Désirée mise sur la quantité pour faire vivre l’entreprise, sans négliger la qualité. « Nos prix sont inférieurs à ceux proposés dans certaines chaînes et nos fleurs ont une meilleure durée de vie ».

«Comme les formations actuelles n’ont pas une approche neutre en carbone nous essayons de diffuser cette idée en « déformant » les personnes que nous accueillons en apprentissage ». Deux d’entre elles ont ainsi voulu essaimer la philosophie de Désirée. Arrivées en fin de parcours et soutenus par les deux entrepreneuses, ces personnes seront à la tête des deux nouvelles boutiques qui vont ouvrir prochainement dans les 6e et 14e arrondissements de Paris.

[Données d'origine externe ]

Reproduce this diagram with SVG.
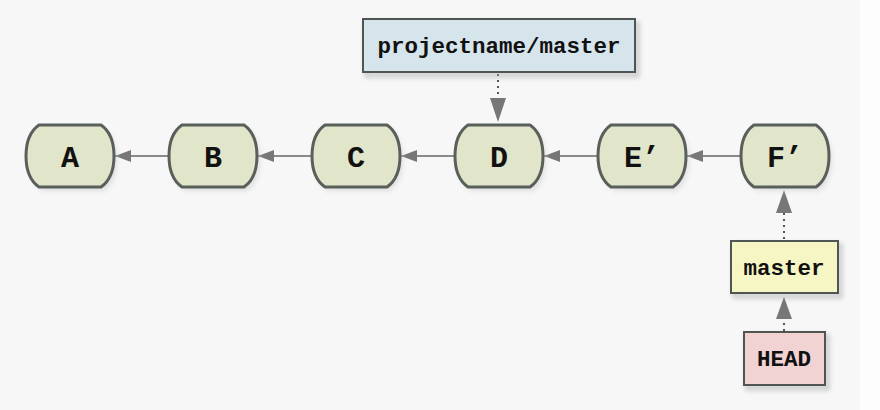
<svg xmlns="http://www.w3.org/2000/svg" width="880" height="410" viewBox="0 0 880 410">
<defs>
<style>
.commit path{fill:#e1e5c9;stroke:#59605c;stroke-width:3}
.commit text,.ref text{font-family:"Liberation Mono","DejaVu Sans Mono",monospace;font-weight:bold;fill:#111;text-anchor:middle}
.commit text{font-size:30px}
.ref text{font-size:22.5px}
.ref rect{stroke:#4f5552;stroke-width:2}
.edge{stroke:#666;stroke-width:1.3;fill:none}
.dot{stroke:#555;stroke-width:2;stroke-dasharray:2 4;fill:none}
.shadow{fill:#c8c8c8;opacity:0.5}
</style>
<marker id="ah" viewBox="0 0 16 12" refX="16" refY="6" markerWidth="16" markerHeight="12" markerUnits="userSpaceOnUse" orient="auto">
<path d="M0,0 L16,6 L0,12 Z" fill="#777"/>
</marker>
<filter id="sh" x="-20%" y="-20%" width="150%" height="150%">
<feGaussianBlur stdDeviation="2.5"/>
</filter>
<path id="nodeShape" d="M12,0 H74 Q87,9 87,31 Q87,53 74,62 H12 Q-1,53 -1,31 Q-1,9 12,0 Z"/>
</defs>
<rect x="0" y="0" width="880" height="410" fill="#f7f7f7"/>
<rect x="860" y="0" width="20" height="410" fill="#fdfdfd"/>

<g id="connectors">
<line class="edge" x1="170" y1="156" x2="115" y2="156" marker-end="url(#ah)"/>
<line class="edge" x1="313" y1="156" x2="258" y2="156" marker-end="url(#ah)"/>
<line class="edge" x1="456" y1="156" x2="401" y2="156" marker-end="url(#ah)"/>
<line class="edge" x1="599" y1="156" x2="544" y2="156" marker-end="url(#ah)"/>
<line class="edge" x1="742" y1="156" x2="687" y2="156" marker-end="url(#ah)"/>
<line class="dot" x1="498" y1="74" x2="498" y2="100"/>
<path d="M490,98 L498,122 L506,98 Z" fill="#777"/>
<line class="dot" x1="784" y1="239" x2="784" y2="212"/>
<path d="M776,213 L784,190 L792,213 Z" fill="#777"/>
<line class="dot" x1="784" y1="331" x2="784" y2="318"/>
<path d="M776,319 L784,297 L792,319 Z" fill="#777"/>
</g>

<g id="A" class="commit">
<use href="#nodeShape" x="30" y="129" class="shadow" filter="url(#sh)"/>
<path transform="translate(27,125)" d="M12,0 H74 Q87,9 87,31 Q87,53 74,62 H12 Q-1,53 -1,31 Q-1,9 12,0 Z"/>
<text x="70" y="167">A</text>
</g>
<g id="B" class="commit">
<use href="#nodeShape" x="173" y="129" class="shadow" filter="url(#sh)"/>
<path transform="translate(170,125)" d="M12,0 H74 Q87,9 87,31 Q87,53 74,62 H12 Q-1,53 -1,31 Q-1,9 12,0 Z"/>
<text x="213" y="167">B</text>
</g>
<g id="C" class="commit">
<use href="#nodeShape" x="316" y="129" class="shadow" filter="url(#sh)"/>
<path transform="translate(313,125)" d="M12,0 H74 Q87,9 87,31 Q87,53 74,62 H12 Q-1,53 -1,31 Q-1,9 12,0 Z"/>
<text x="356" y="167">C</text>
</g>
<g id="D" class="commit">
<use href="#nodeShape" x="459" y="129" class="shadow" filter="url(#sh)"/>
<path transform="translate(456,125)" d="M12,0 H74 Q87,9 87,31 Q87,53 74,62 H12 Q-1,53 -1,31 Q-1,9 12,0 Z"/>
<text x="499" y="167">D</text>
</g>
<g id="E" class="commit">
<use href="#nodeShape" x="602" y="129" class="shadow" filter="url(#sh)"/>
<path transform="translate(599,125)" d="M12,0 H74 Q87,9 87,31 Q87,53 74,62 H12 Q-1,53 -1,31 Q-1,9 12,0 Z"/>
<text x="642" y="167">E’</text>
</g>
<g id="F" class="commit">
<use href="#nodeShape" x="745" y="129" class="shadow" filter="url(#sh)"/>
<path transform="translate(742,125)" d="M12,0 H74 Q87,9 87,31 Q87,53 74,62 H12 Q-1,53 -1,31 Q-1,9 12,0 Z"/>
<text x="785" y="167">F’</text>
</g>

<g id="projectname_master" class="ref">
<rect x="366" y="23" width="272" height="53" class="shadow" filter="url(#sh)" stroke="none"/>
<rect x="363" y="19" width="272" height="53" fill="#d6e4ec"/>
<text x="499" y="53">projectname/master</text>
</g>
<g id="master" class="ref">
<rect x="734" y="245" width="107" height="52" class="shadow" filter="url(#sh)" stroke="none"/>
<rect x="731" y="241" width="107" height="52" fill="#f6f6c4"/>
<text x="784" y="275">master</text>
</g>
<g id="HEAD" class="ref">
<rect x="747" y="336" width="81" height="53" class="shadow" filter="url(#sh)" stroke="none"/>
<rect x="744" y="332" width="81" height="53" fill="#f1d3d3"/>
<text x="784" y="366">HEAD</text>
</g>
</svg>
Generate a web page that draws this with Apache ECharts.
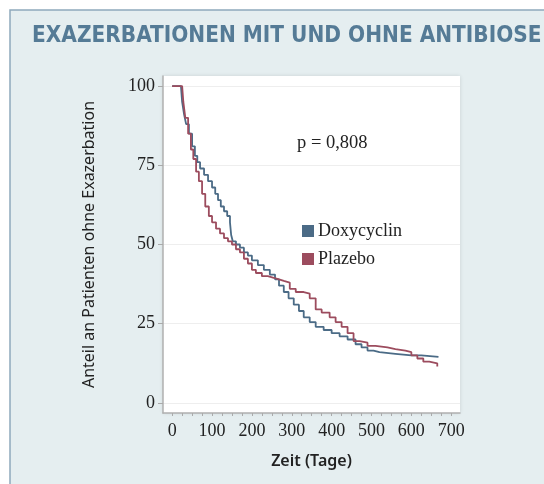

Des fleurs libres et engagées

À 36 ans, malgré les épreuves et la fatigue l’enthousiasme de Mathilde est toujours aussi fort : « Cela fait sept ans qu’on est à fond mais je n’ai pas l’impression de travailler. On a une super équipe ! ». Il y a quatre ans, elle ne pensait pas qu’un nouveau modèle, plus collaboratif, serait en train d’émerger mais « ce changement est là et cela suscite de l’espoir. Il y a une prise de conscience dans le secteur mais la problématique est encore peu connue du grand public ».

 

Les bouquets vendus en ce moment à la Louve sont à 17€62 et sont livrés le vendredi.